# START OF Stored data
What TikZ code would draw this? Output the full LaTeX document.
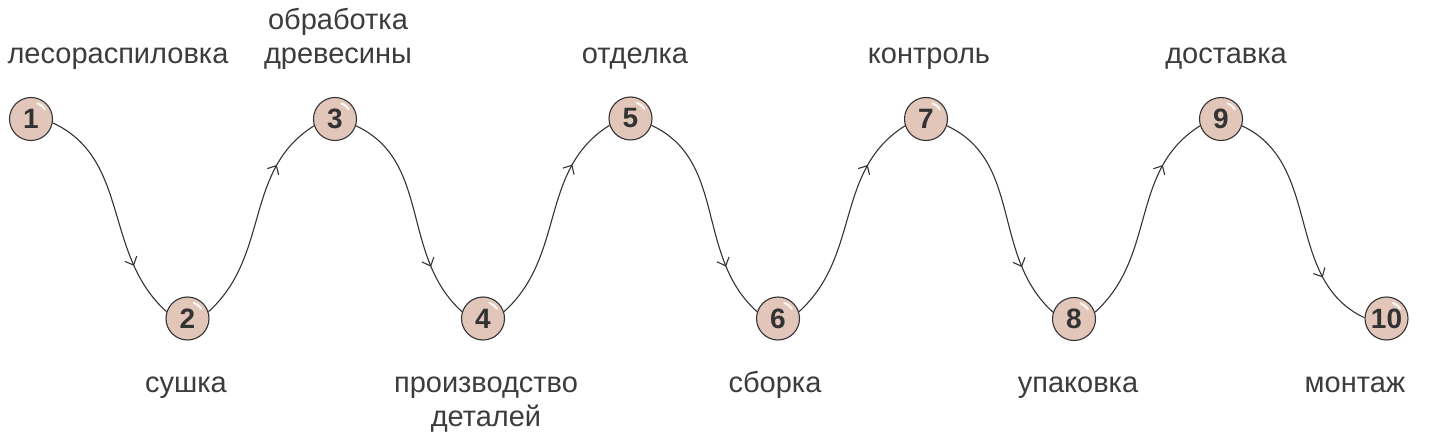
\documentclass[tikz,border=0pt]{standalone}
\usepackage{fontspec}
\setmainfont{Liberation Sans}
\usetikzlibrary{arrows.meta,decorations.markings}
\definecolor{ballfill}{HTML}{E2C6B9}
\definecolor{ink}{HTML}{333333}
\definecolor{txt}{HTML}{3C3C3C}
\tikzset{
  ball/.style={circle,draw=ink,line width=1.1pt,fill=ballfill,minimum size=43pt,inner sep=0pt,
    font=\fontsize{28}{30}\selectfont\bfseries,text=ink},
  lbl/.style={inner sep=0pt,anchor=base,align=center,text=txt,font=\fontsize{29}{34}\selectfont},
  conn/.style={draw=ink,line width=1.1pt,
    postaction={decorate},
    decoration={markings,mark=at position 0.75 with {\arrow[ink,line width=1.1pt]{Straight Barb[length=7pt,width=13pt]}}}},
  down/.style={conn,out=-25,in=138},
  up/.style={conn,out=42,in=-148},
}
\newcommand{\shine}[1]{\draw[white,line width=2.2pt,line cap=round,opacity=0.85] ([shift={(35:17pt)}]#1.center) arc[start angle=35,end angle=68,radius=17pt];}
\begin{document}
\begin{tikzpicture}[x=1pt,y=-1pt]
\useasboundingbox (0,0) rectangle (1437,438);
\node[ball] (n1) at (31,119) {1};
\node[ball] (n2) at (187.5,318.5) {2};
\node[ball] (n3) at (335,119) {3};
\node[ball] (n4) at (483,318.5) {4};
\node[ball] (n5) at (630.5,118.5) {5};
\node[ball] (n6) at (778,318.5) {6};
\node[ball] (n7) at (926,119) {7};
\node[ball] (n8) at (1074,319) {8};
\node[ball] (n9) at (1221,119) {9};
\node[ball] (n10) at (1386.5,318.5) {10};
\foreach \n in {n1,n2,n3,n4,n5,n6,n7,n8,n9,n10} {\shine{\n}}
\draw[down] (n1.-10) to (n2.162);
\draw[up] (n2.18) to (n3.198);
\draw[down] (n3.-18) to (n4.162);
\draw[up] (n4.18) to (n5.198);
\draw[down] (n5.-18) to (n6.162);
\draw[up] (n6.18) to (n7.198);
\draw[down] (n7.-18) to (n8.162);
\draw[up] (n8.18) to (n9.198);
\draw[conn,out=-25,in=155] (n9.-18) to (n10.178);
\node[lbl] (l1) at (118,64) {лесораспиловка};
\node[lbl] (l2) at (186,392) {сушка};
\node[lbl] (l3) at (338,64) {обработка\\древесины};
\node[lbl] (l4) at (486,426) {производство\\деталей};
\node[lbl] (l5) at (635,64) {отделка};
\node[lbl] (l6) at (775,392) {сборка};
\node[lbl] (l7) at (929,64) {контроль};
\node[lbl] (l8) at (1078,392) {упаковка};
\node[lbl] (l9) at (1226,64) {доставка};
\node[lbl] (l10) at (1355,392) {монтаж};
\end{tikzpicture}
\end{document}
# END OF Stored data
Repeat the lines above exactly, and keep every picture out.

What TikZ code would draw this? Output the full LaTeX document.
\documentclass[tikz,border=0pt]{standalone}
\usepackage{fontspec}
\setmainfont{Liberation Sans}
\usetikzlibrary{arrows.meta,decorations.markings}
\definecolor{ballfill}{HTML}{E2C6B9}
\definecolor{ink}{HTML}{333333}
\definecolor{txt}{HTML}{3C3C3C}
\tikzset{
  ball/.style={circle,draw=ink,line width=1.1pt,fill=ballfill,minimum size=43pt,inner sep=0pt,
    font=\fontsize{28}{30}\selectfont\bfseries,text=ink},
  lbl/.style={inner sep=0pt,anchor=base,align=center,text=txt,font=\fontsize{29}{34}\selectfont},
  conn/.style={draw=ink,line width=1.1pt,
    postaction={decorate},
    decoration={markings,mark=at position 0.75 with {\arrow[ink,line width=1.1pt]{Straight Barb[length=7pt,width=13pt]}}}},
  down/.style={conn,out=-25,in=138},
  up/.style={conn,out=42,in=-148},
}
\newcommand{\shine}[1]{\draw[white,line width=2.2pt,line cap=round,opacity=0.85] ([shift={(35:17pt)}]#1.center) arc[start angle=35,end angle=68,radius=17pt];}
\begin{document}
\begin{tikzpicture}[x=1pt,y=-1pt]
\useasboundingbox (0,0) rectangle (1437,438);
\node[ball] (n1) at (31,119) {1};
\node[ball] (n2) at (187.5,318.5) {2};
\node[ball] (n3) at (335,119) {3};
\node[ball] (n4) at (483,318.5) {4};
\node[ball] (n5) at (630.5,118.5) {5};
\node[ball] (n6) at (778,318.5) {6};
\node[ball] (n7) at (926,119) {7};
\node[ball] (n8) at (1074,319) {8};
\node[ball] (n9) at (1221,119) {9};
\node[ball] (n10) at (1386.5,318.5) {10};
\foreach \n in {n1,n2,n3,n4,n5,n6,n7,n8,n9,n10} {\shine{\n}}
\draw[down] (n1.-10) to (n2.162);
\draw[up] (n2.18) to (n3.198);
\draw[down] (n3.-18) to (n4.162);
\draw[up] (n4.18) to (n5.198);
\draw[down] (n5.-18) to (n6.162);
\draw[up] (n6.18) to (n7.198);
\draw[down] (n7.-18) to (n8.162);
\draw[up] (n8.18) to (n9.198);
\draw[conn,out=-25,in=155] (n9.-18) to (n10.178);
\node[lbl] (l1) at (118,64) {лесораспиловка};
\node[lbl] (l2) at (186,392) {сушка};
\node[lbl] (l3) at (338,64) {обработка\\древесины};
\node[lbl] (l4) at (486,426) {производство\\деталей};
\node[lbl] (l5) at (635,64) {отделка};
\node[lbl] (l6) at (775,392) {сборка};
\node[lbl] (l7) at (929,64) {контроль};
\node[lbl] (l8) at (1078,392) {упаковка};
\node[lbl] (l9) at (1226,64) {доставка};
\node[lbl] (l10) at (1355,392) {монтаж};
\end{tikzpicture}
\end{document}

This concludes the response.